Given information:
------

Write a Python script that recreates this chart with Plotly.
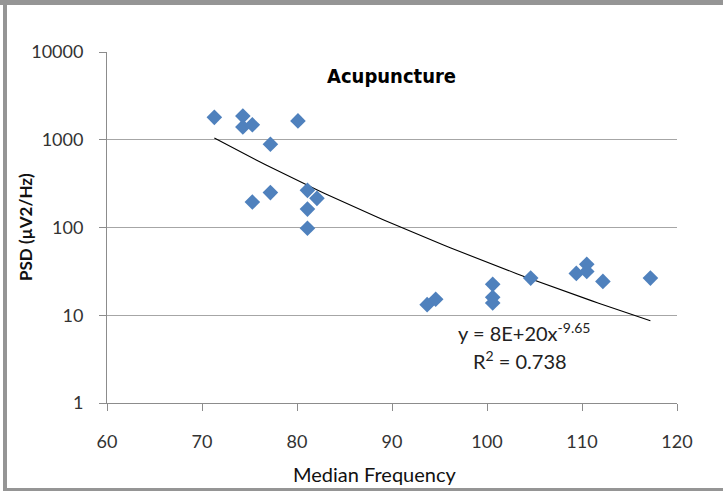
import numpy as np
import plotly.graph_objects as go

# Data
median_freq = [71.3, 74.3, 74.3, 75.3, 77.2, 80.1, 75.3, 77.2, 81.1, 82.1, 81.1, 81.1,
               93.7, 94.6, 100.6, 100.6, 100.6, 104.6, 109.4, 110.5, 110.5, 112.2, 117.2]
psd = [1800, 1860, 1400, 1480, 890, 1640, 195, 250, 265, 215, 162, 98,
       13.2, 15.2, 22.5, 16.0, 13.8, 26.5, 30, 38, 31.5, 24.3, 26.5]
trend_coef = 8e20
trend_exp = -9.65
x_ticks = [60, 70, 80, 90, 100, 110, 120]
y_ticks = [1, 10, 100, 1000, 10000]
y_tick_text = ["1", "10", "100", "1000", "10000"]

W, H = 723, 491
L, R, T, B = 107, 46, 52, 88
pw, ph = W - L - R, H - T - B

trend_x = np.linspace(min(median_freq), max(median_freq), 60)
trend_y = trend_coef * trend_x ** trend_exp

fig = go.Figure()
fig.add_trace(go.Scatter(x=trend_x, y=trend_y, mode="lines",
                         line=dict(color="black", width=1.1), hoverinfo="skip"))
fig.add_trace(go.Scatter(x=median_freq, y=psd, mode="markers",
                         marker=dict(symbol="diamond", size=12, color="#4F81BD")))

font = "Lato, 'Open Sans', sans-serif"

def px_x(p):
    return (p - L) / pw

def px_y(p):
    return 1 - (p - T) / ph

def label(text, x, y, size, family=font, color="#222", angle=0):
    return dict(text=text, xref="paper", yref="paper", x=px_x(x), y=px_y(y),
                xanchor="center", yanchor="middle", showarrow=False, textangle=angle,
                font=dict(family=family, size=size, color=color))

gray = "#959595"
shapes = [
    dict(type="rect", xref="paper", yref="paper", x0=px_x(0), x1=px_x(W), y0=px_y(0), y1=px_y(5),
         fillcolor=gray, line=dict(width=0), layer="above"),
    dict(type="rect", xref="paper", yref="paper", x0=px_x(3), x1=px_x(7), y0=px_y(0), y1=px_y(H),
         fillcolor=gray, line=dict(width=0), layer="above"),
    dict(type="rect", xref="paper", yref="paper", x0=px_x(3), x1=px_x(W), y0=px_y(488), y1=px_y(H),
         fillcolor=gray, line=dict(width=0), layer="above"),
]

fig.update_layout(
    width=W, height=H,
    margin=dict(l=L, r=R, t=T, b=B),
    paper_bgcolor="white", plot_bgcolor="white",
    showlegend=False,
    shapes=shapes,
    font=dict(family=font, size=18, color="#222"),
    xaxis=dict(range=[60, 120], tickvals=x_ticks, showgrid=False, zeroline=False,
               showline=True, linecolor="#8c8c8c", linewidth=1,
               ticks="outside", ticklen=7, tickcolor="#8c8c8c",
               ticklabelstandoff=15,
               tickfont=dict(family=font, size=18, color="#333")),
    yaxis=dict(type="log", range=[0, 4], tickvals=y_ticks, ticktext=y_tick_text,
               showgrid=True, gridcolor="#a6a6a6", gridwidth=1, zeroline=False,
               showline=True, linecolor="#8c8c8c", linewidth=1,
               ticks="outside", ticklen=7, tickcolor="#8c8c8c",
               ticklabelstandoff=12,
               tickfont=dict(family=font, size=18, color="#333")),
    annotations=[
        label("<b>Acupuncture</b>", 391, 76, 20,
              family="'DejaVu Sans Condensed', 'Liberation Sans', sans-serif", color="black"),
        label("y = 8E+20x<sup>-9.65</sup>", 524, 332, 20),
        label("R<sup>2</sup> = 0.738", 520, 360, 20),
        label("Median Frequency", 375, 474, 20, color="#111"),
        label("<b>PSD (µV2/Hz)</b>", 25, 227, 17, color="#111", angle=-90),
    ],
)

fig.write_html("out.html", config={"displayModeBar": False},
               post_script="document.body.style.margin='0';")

------

Aim: Leave out the pictures. Transcribe only the lines above, from the first through the one that contains "import plotly.graph_objects as go".

Output of the exercise:
Write a Python script that recreates this chart with Plotly.
import numpy as np
import plotly.graph_objects as go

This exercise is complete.